Rules feel like defences against suffering, but they actually create what they seek to defend against.

For example, if my rule is 'don't hurt my friend', because to do so would cause me suffering, the rule creates the suffering, because either the rule is broken, in which case I have resentment, or the rule might be broken, in which case I have fear. Rules that can't be broken are never generated as rules in the first place. The whole point of a rule is a condition on what is uncertain. Every rule, therefore, necessarily generates the unhappiness it seeks to protect against.

The only difference between rules lies in the following:

"What would you like, Sir? Resentment or fear?"
"I would like resentment, please."
"In that case, pick a rule that is frequently or inevitably broken. Then you're always resentful it has been broken."
"I don't like the sound of that. What about fear?"
"Then pick a rule that is infrequently or not necessarily broken.
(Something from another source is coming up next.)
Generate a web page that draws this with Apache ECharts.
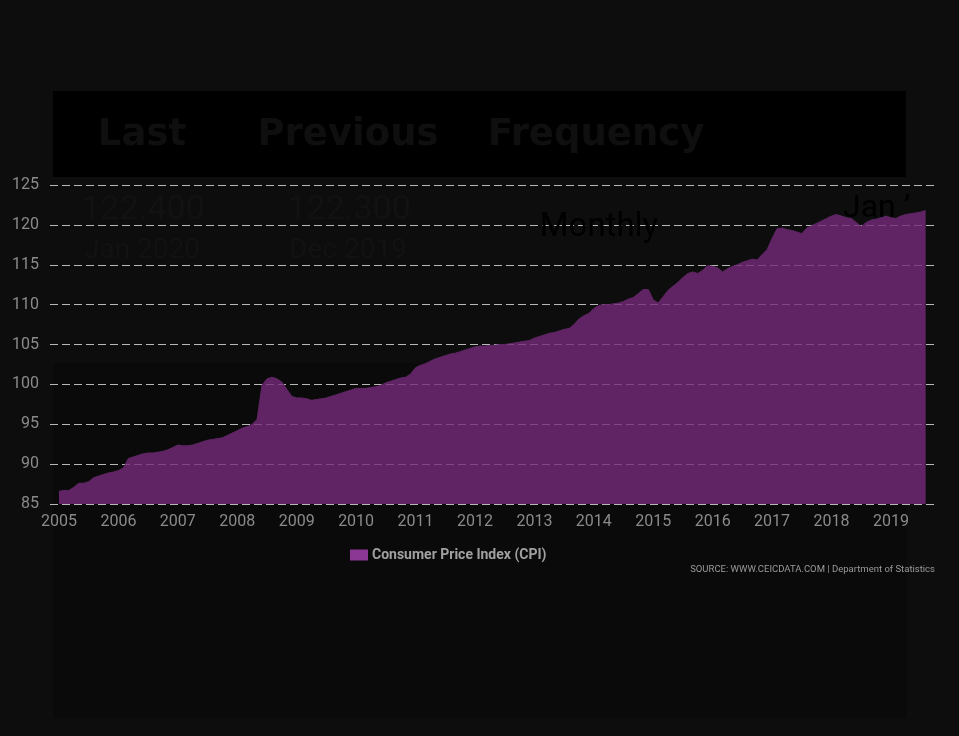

Then, you're always frightened it might be broken."

The real subconscious purpose of rules is actually to create resentment and fear, both of which project out the internal sense of wrongness and locate it elsewhere.

Do I want to be happy? Yes!

Drop the rules then. You can be happy straight away, right now.

The only remaining block to happiness is then the internal sense of wrongness, which we must allow to dissolve, as an aberrant illusion. Where is the wrongness? It is nowhere: it is fabricated. Drop it. That is all.